NEW YORK – Oil prices settled slightly lower on Friday but recorded a weekly gain as Middle East tensions and disruptions to oil output offset concerns about the Chinese and global economies.
Brent futures settled 54 cents lower at $78.56 a barrel. U.S. West Texas Intermediate crude fell 67 cents to settle at $73.41.
For the week, Brent gained about 0.5% while the U.S. benchmark rose over 1%.
In China, slower-than-expected economic growth in the fourth quarter raised doubts about forecasts that demand there will drive global oil growth in 2024.

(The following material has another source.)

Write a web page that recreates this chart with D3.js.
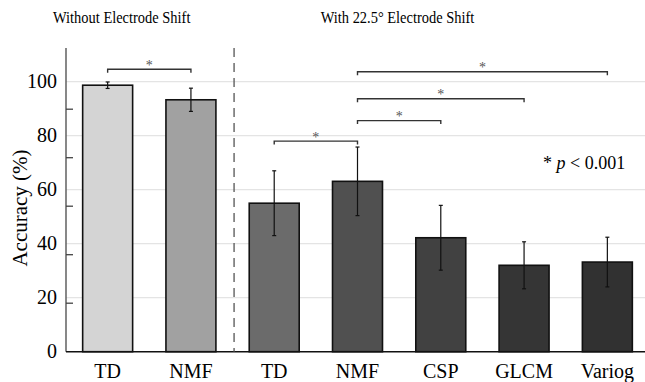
<!DOCTYPE html>
<html>
<head>
<meta charset="utf-8">
<script src="https://cdn.jsdelivr.net/npm/d3@7"></script>
</head>
<body style="margin:0">
<script>

	//Data
	var labels = ["TD", "NMF", "TD", "NMF", "CSP", "GLCM", "Variog"];
	var accuracy = [98.7, 93.3, 55.0, 63.1, 42.2, 32.0, 33.2];
	var errors = [1.2, 4.3, 12.0, 12.7, 12.0, 8.7, 9.2];
	var colors = ["#d4d4d4", "#a1a1a1", "#6b6b6b", "#505050", "#414141", "#353535", "#313131"];
	var yTicks = [0, 20, 40, 60, 80, 100];
	var groupTitles = ["Without Electrode Shift", "With 22.5\u00b0 Electrode Shift"];
	//significance brackets: [from bar, to bar, level in %]
	var brackets = [[0, 1, 104.6], [2, 3, 78.0], [3, 4, 85.6], [3, 5, 93.7], [3, 6, 103.7]];

	//Width and height
	var w = 645;
	var h = 382;

	var svg = d3.select("body")
				.append("svg")
				.attr("width", w)
				.attr("height", h);

	var x = d3.scaleBand()
			  .domain(d3.range(labels.length))
			  .range([66, 649])
			  .paddingInner(0.4)
			  .paddingOuter(0.2);

	var y = d3.scaleLinear()
			  .domain([0, 100])
			  .range([351.7, 81.7]);

	//the tick marks on the axis line do not sit on the gridlines in the original
	var tickY = d3.scaleLinear()
				  .domain([0, 100])
				  .range([351.7, 109.2]);

	var cx = function(i) { return x(i) + x.bandwidth() / 2; };

	var g = svg.append("g");

	var txt = function(size) {
		return g.append("text")
				.attr("font-family", "Times New Roman")
				.style("font-family", "'Times New Roman'")
				.style("font-size", size + "px");
	};

	//Gridlines
	svg.selectAll("line.grid")
	   .data(yTicks.slice(1))
	   .enter()
	   .append("line")
	   .attr("class", "grid")
	   .attr("x1", 66)
	   .attr("x2", w)
	   .attr("y1", function(d) { return y(d); })
	   .attr("y2", function(d) { return y(d); })
	   .attr("stroke", "#e4e4e4")
	   .attr("stroke-width", 1.2);

	//Y axis line with inward ticks
	svg.append("line")
	   .attr("x1", 66).attr("x2", 66)
	   .attr("y1", 48).attr("y2", y(0))
	   .attr("stroke", "#555")
	   .attr("stroke-width", 1.4);

	svg.selectAll("line.ytick")
	   .data(yTicks.slice(1))
	   .enter()
	   .append("line")
	   .attr("class", "ytick")
	   .attr("x1", 66).attr("x2", 73)
	   .attr("y1", function(d) { return tickY(d); })
	   .attr("y2", function(d) { return tickY(d); })
	   .attr("stroke", "#444")
	   .attr("stroke-width", 1.3);

	//Bars
	svg.selectAll("rect")
	   .data(accuracy)
	   .enter()
	   .append("rect")
	   .attr("x", function(d, i) { return x(i); })
	   .attr("y", function(d) { return y(d); })
	   .attr("width", x.bandwidth())
	   .attr("height", function(d) { return y(0) - y(d); })
	   .attr("fill", function(d, i) { return colors[i]; })
	   .attr("stroke", "#111")
	   .attr("stroke-width", 1.6);

	//Error bars
	var eb = svg.selectAll("g.err")
				.data(accuracy)
				.enter()
				.append("g")
				.attr("class", "err")
				.attr("stroke", "#111")
				.attr("stroke-width", 1.2);

	eb.append("line")
	  .attr("x1", function(d, i) { return cx(i); })
	  .attr("x2", function(d, i) { return cx(i); })
	  .attr("y1", function(d, i) { return y(d + errors[i]); })
	  .attr("y2", function(d, i) { return y(d - errors[i]); });

	eb.selectAll("line.cap")
	  .data(function(d, i) { return [[i, d + errors[i]], [i, d - errors[i]]]; })
	  .enter()
	  .append("line")
	  .attr("class", "cap")
	  .attr("x1", function(d) { return cx(d[0]) - 2; })
	  .attr("x2", function(d) { return cx(d[0]) + 2; })
	  .attr("y1", function(d) { return y(d[1]); })
	  .attr("y2", function(d) { return y(d[1]); });

	//X axis
	svg.append("line")
	   .attr("x1", 66).attr("x2", w)
	   .attr("y1", y(0)).attr("y2", y(0))
	   .attr("stroke", "#111")
	   .attr("stroke-width", 1.6);

	//Dashed separator between the two groups
	var sep = (cx(1) + cx(2)) / 2 + 1.5;
	svg.append("line")
	   .attr("x1", sep).attr("x2", sep)
	   .attr("y1", 48).attr("y2", y(0))
	   .attr("stroke", "#555")
	   .attr("stroke-width", 1.3)
	   .attr("stroke-dasharray", "9,6");

	//Significance brackets
	svg.selectAll("path.br")
	   .data(brackets)
	   .enter()
	   .append("path")
	   .attr("class", "br")
	   .attr("d", function(d) {
	   		var by = y(d[2]);
	   		return "M" + cx(d[0]) + "," + (by + 3.5) + "V" + by + "H" + cx(d[1]) + "V" + (by + 3.5);
	   })
	   .attr("fill", "none")
	   .attr("stroke", "#333")
	   .attr("stroke-width", 1.4);

	//all text is drawn last, in one group
	g.raise();

	yTicks.forEach(function(d) {
		txt(20)
		   .attr("x", 57)
		   .attr("y", y(d) + 6.5)
		   .attr("text-anchor", "end")
		   .text(d);
	});

	txt(21)
	   .attr("transform", "translate(27,208) rotate(-90)")
	   .attr("text-anchor", "middle")
	   .text("Accuracy (%)");

	labels.forEach(function(d, i) {
		txt(20)
		   .attr("x", cx(i))
		   .attr("y", 377.5)
		   .attr("text-anchor", "middle")
		   .text(d);
	});

	groupTitles.forEach(function(d, i) {
		var tx = i == 0 ? 121.7 : 397.5;
		txt(17)
		   .attr("transform", "translate(" + tx + ",23) scale(0.85,1)")
		   .attr("text-anchor", "middle")
		   .text(d);
	});

	brackets.forEach(function(d) {
		txt(14)
		   .attr("x", (cx(d[0]) + cx(d[1])) / 2)
		   .attr("y", y(d[2]) + 0.5)
		   .attr("text-anchor", "middle")
		   .attr("fill", "#555")
		   .text("*");
	});

	var note = txt(18)
				  .attr("x", 543)
				  .attr("y", 168.5);
	note.append("tspan").text("* ");
	note.append("tspan").style("font-style", "italic").text("p");
	note.append("tspan").text(" < 0.001");

</script>
</body>
</html>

“The Chinese equity market this week dropped to near a five-year low,” said Bob Yawger, director of energy futures at Mizuho Bank. The indication for weaker demand drove crude prices down on Friday.
In the Middle East, geopolitical risks supported prices for the week.
On Friday, tensions escalated in Gaza as Israeli forces pushed south against Hamas militants, while earlier in the week, the U.S. launched new strikes against Houthi anti-ship missiles aimed at the Red Sea.
Although conflict in the Middle East has not shut any oil production, supply outages continued in Libya.
In the U.S., about 30% of oil output in North Dakota, the country’s third largest producing state, remained shut due to extreme cold, the state’s pipeline authority said on Friday.
Output had been cut by some 700,000 bpd, or more than half, midweek.
It could take a month for production to return to normal levels, the state regulator said on Friday.
“Supply disruptions remain an upside risk but there are downside risks too, including the global economy,” Craig Erlam, analyst at brokerage OANDA, said.
Meanwhile, the number of oil rigs operating in the U.S., an early indictor of production, fell by two to 497 this week, Baker Hughes said on Friday.
The International Energy Agency this week raised its 2024 global demand forecast, but its projection is half that of producer group OPEC. The Paris-based agency also said that – barring significant disruptions to flows – the market looked reasonably well supplied in 2024.
“The forecast for global oil demand growth remains unclear, with stakeholders and research institutions providing widely differing projections,” analyst Bjarne Schieldrop of SEB said.
The premium of the first-month Brent contract to the six-month contract rose to as much as $2.15 a barrel on Friday, the highest since November. This structure, called backwardation, indicates a perception of tighter supply for prompt delivery.
Money managers cut their net long U.S. crude futures and options positions in the week to Jan. 16, the U.S. Commodity Futures Trading Commission (CFTC) said on Friday.